Good catch. For future readers, it is probably worth pointing out that the fix requires a custom sequence, and will have to be expanded to specific chip lines using the #1118 implementation as a starting point.

gh2o commented 1 year ago

For STM32F411 this workaround works: ... This DMA1EN is required to keep at least one AHB bus master active, and prevent reading SRAM as zeros during sleep.

For Google visibility, this also works for the STM32G4 (more specifically, STM32G474). Thanks @Disasm !

cbiffle commented 1 year ago

Hi folks!

Just wanted to warn you and any readers that enabling those bits in the DBGMCU_CR appears to trigger misbehavior on certain STM32 cores when WFI is used. Placing an ISB immediately after the WFI fixes this; there's no obvious way to fix it from the probe (other than not setting those bits, which as you've noticed breaks debug).
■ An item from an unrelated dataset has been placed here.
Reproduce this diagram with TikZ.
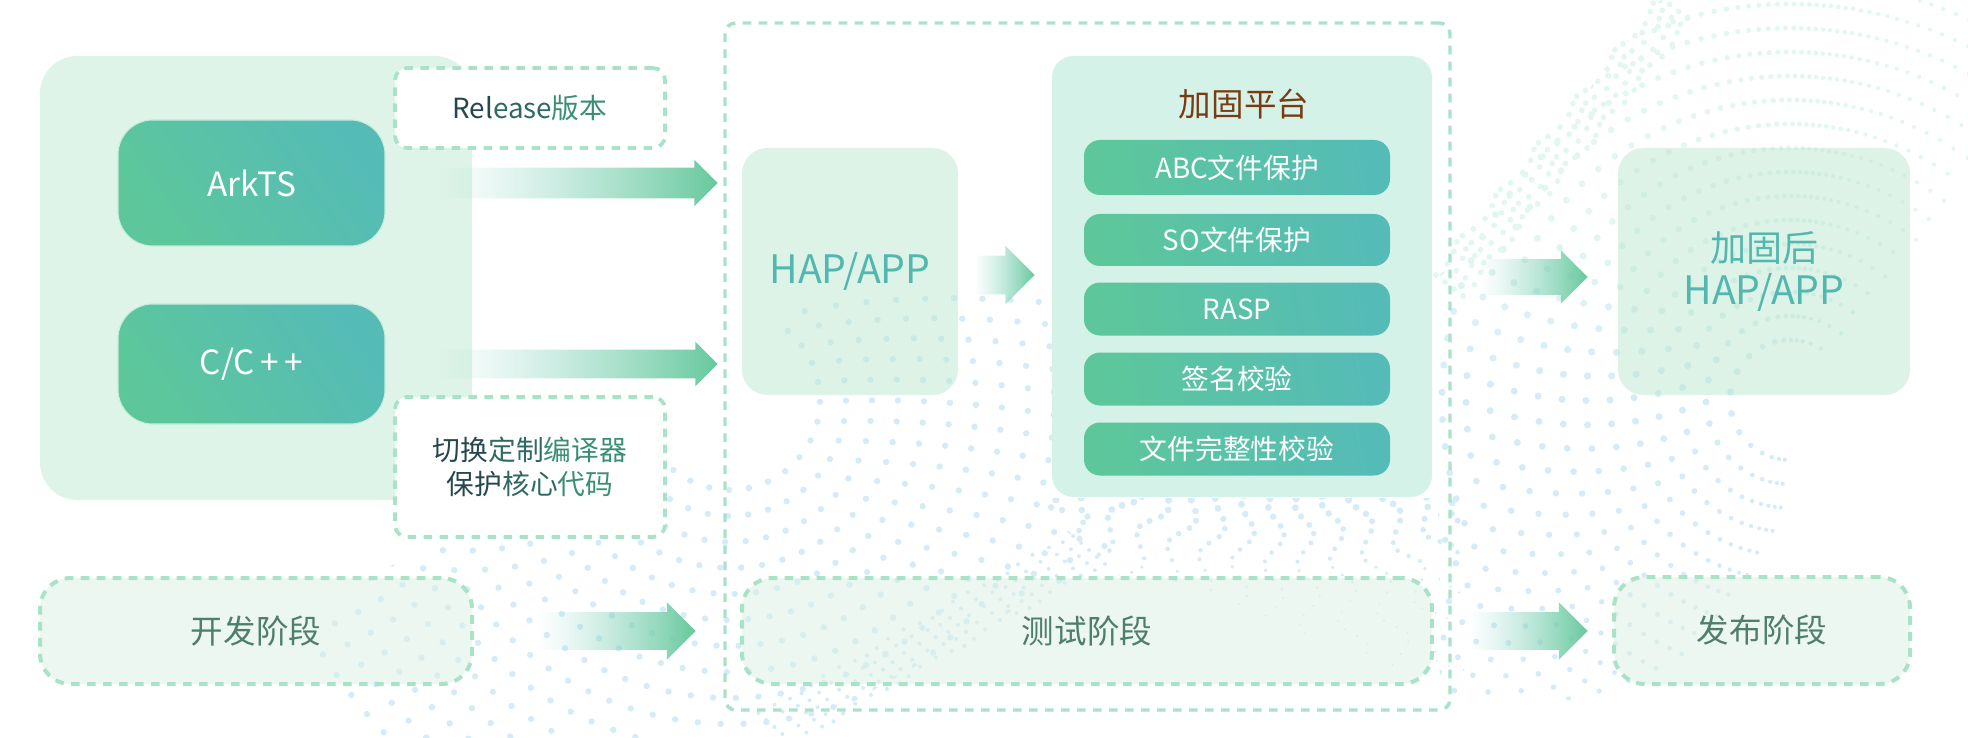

So, make sure users have a way of opting out of this -- in openocd there are the overrideable reset-init/examine events, for instance.

Analysis: https://cliffle.com/blog/stm32-wfi-bug/

Yatekii commented 1 year ago

Maybe we need to reconsider whether automatically setting this in sequences i the right play then ...

adamgreig commented 1 year ago

@cbiffle fun catch! any idea if an isb or dsb before the wfi fixes it too? ARM have this nice guide to when isb/dsb "should" be required in general, though as it only talks about before wfi I don't think it interacts with whatever perhaps-ST-specific bug you've found.

gh2o commented 1 year ago

FWIW FreeRTOS enters sleep by executing a dsb + wfi + isb sequence.

noppej commented 1 year ago

Maybe we need to reconsider whether automatically setting this in sequences i the right play then ...

An alternative is to keep the sequences in play (because they work for all the chips where the wfi bug is not present), and then have different chip/family specific sequences for those chips that are affected by the issue. ???

Yatekii commented 1 year ago

Well, we only do this for broken chips in the sequence :) This is an ST specific thing and we only need to enable this for those chips.

edit: I am not saying disabling all sequences with similar features. I just meant for the ST line :)

lure23 commented 2 months ago

The issue only mentions STM32, but likely also ESP32 chips are affected. As shown by the linked issue by @Yatekii .